I have hit a wall called "Pro Bono". Pro bono means "for good". But whose good? Not mine. And I doubt if it is all that good for others either. It is not good for people to think they can get something for nothing. We should expect to pay for quality. If we get into the habit of thinking everything is (or should be) free, we have no way of distinguishing the gems from the dross. Gold is fool's gold, and diamonds are paste.
So I have reluctantly reached a decision. I cannot continue to accept large amounts of unpaid work. I will honour existing pro bono commitments, but after that I will expect to be paid for speaking engagements, and for all writing assignments except for this blog. I will require a guest fee for all TV and radio appearances from now on.

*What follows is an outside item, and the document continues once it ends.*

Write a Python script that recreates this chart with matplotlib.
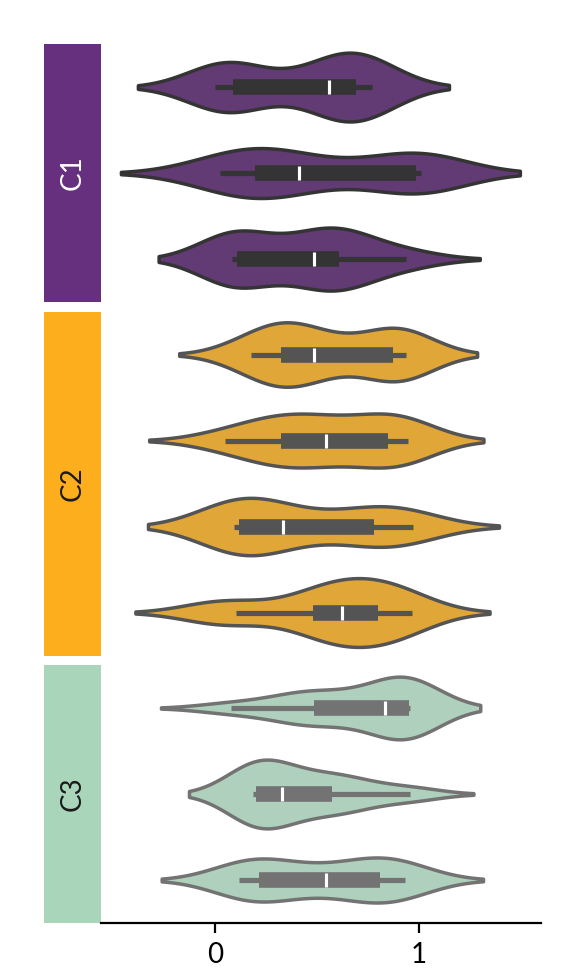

And if the result of this is that I disappear from the airwaves and the blogosphere, so be it. It's been fun, but I can't live like this any more. For my own self-respect, I need to know whether what I am doing really adds value. If, faced with the prospect of having to pay me, people decide they would rather dispense with my services, I will know that the value I thought I delivered was nothing but an illusion. For in this world, value is measured in money. Flattery is pleasant, but it is not a measure of real value. If my work is of value, then I am worth paying.
So if the world does not value my writing, speaking, teaching or singing enough to pay me for it, I must find something that the world WILL pay me for. At present, I have no idea what. But of one thing I am certain. I can no longer live on the illusion of value.